19 Aralık 2010 Pazar

ee devam et sen

“O diil de” kalıbını çok fazla kullandığımı fark ettim biraz önce. Sanki karşımdakinin konuşmasını beğenmiyor da “bi sus da şunu dinle” havası yaratıyordum. Peki konuya “o diil de” diye girip çok mu önemli şeyler anlatıyorum? Yoo! Hatta çoğu zaman “o diil de” diyip lafın devamını getirmekte zorlandığım bile oluyor. Bazen ne kadar çaresiz kaldığımı anlatabilmek için şu örneği verebilirim:

- - ya işte dedi ki ….

Erdem: o diil de ..

- ee?

Erdem: ee devam et sen..

Tabii ki böyle bir hareket yaptıktan sonra o toplulukta insan herhangi bir önemsenme duygusu hissetmeyi bekleyemiyor. “Durun lan evrenin sırrı bende” de desen yok olmaz artık. Zaten oldum olası bir toplulukta muhabbete katılamama gibi bir sıkıntım olmuştur. Herhangi bir buluşmadan sonra iki gün boyunca boyun ağrısı çekerim, çünkü her söylenene “he he” anlamına gelecek şekilde kafa sallamışımdır.

Yazıyı yazarken de kafa salladığımı fark ettim. Çünkü media player kendisinden bekleneni yapıyor ve şarkı çalıyordu. “Acaba durup dururken de mi kafa sallıyorum?” diye korktum ve şarkıyı durdurup üç dakika kadar bekledim. Kafam sabit durabiliyordu. Mutluluktan şarkıyı devam ettirmek istedim. “Die, Die My Darling” çalıyordu ve ben mutluluktan kafa sallıyordum. Tarifsiz bir korku kapladı içimi. “Öl” diyip neden mutlu oluyordum ben! Nasıl bir bünye olmuştum! Çok korktum, çok! Buna benzer bir korkuyu sanırım beş yaşındayken, balkonda oturan annemin kolunun bir kısmını dışarıda gördüğüm anda yaşamıştım. “Kolun düşecek anne!” diye haykırarak ağlamış bir insanım ben. Böyle de saçmalıklar yapmışımdır.
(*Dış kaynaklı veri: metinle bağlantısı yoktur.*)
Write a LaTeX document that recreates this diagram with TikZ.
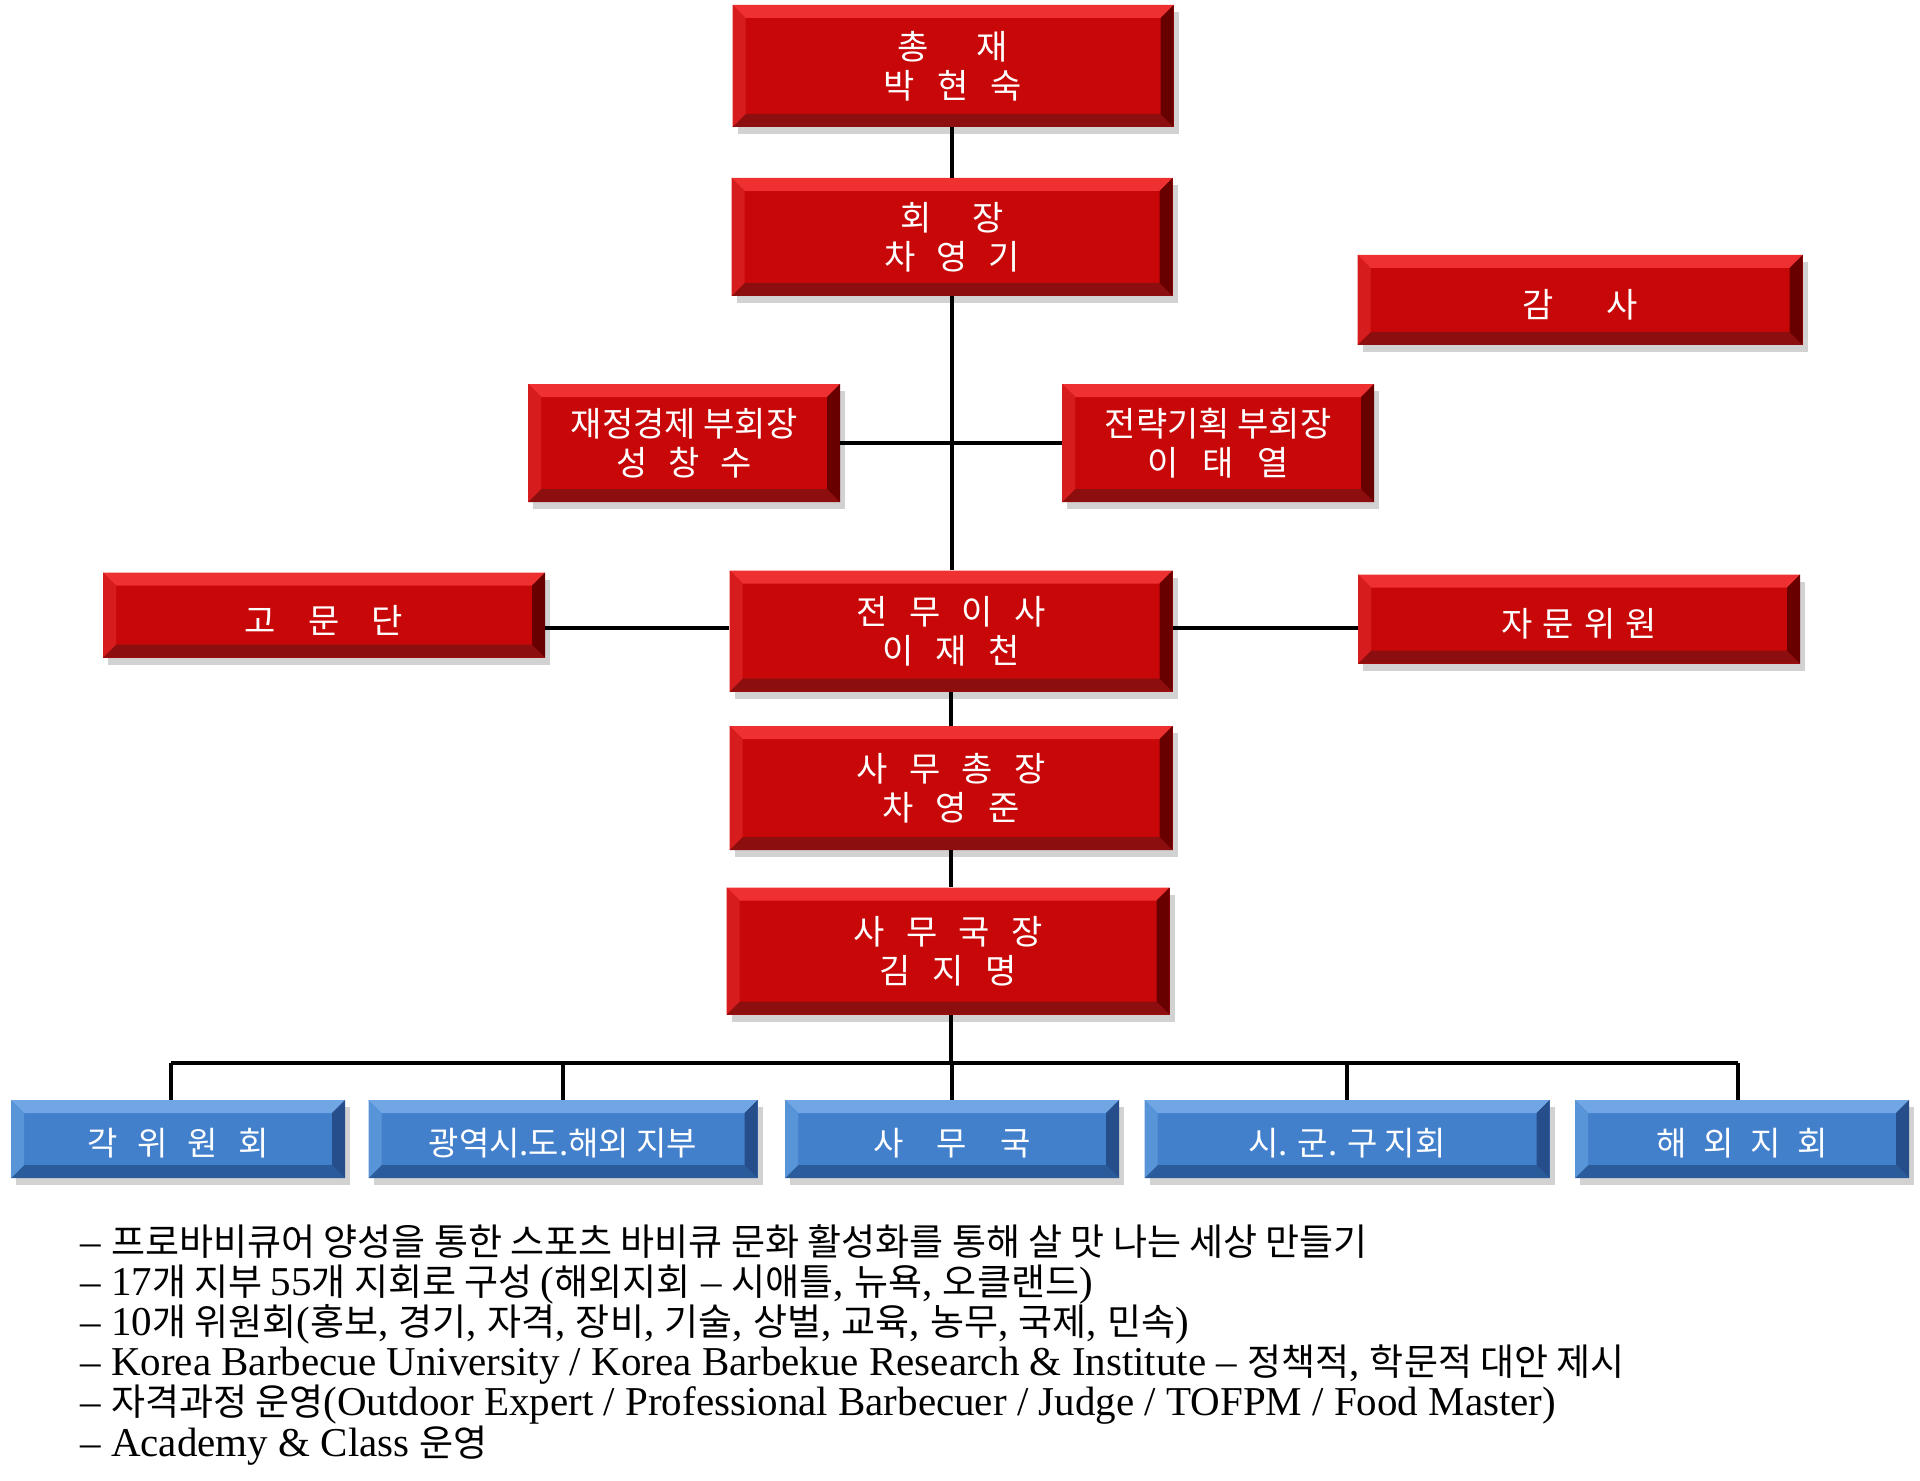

Saçmalık yapmak bir yere kadar tolere edilebilir bir şey bence. Ama tolerans eşiği nedir işte bunu düzgün ayarlamak lazım. Bu konuda hiçbir zaman başarılı olamadım. Alttan almak bu dünyada yapabildiğim en iyi şey olabilir. (Alttan almadığım olaylar ve kişiler varsa özür dilerim ama varsa da epsilon kadardır herhalde, daha fazla olamaz.) Şimdi biri beni gelip durup dururken öldürse, “aman sıkma canını abicim zaten ölmeyecek miydik?” diyerek cinayetimi bile alttan alabilirim son nefesimde. Böyle garip bir mekanizmam var. Ama de bağlacını ayrı yazmayan insanların bu davranışını alttan alamam. Sırası gelmişken de bağlacına olan kızgınlığımı da belirtmek isterim; obsesif olmamda kendisi başroldedir. Ama yine de kendisine saygıyı eksik etmem, seviyeli bir birlikteliğimiz vardır.

O diil de “A” ne muhteşem bir şarkıdır. Üst paragrafta “seviyeli birliktelik” yazdıktan sonra aklıma bu şarkının gelmesi çok ironik. Birden onu açasım geldi. (açası gelmek?) Açtım. Ondan sonra “Ağla” çaldı. “Çok uzaklardan onun sesini duyarken, sana huzur veren gelir mi seslenirsen? Sen de benim kadar yalnız ve ümitsizsen ağla. .” dedi Deniz abimiz. Sonra “Turn the Page” açtım.

Later in the evenin',

As you lie awake in bed

With the echoes of the amplifiers,

Ringin' in your head

You smoke the day's last cigarette,

Rememberin' what she said

What she said


Şarkı çalıyor. Dur ben onu dinliyim.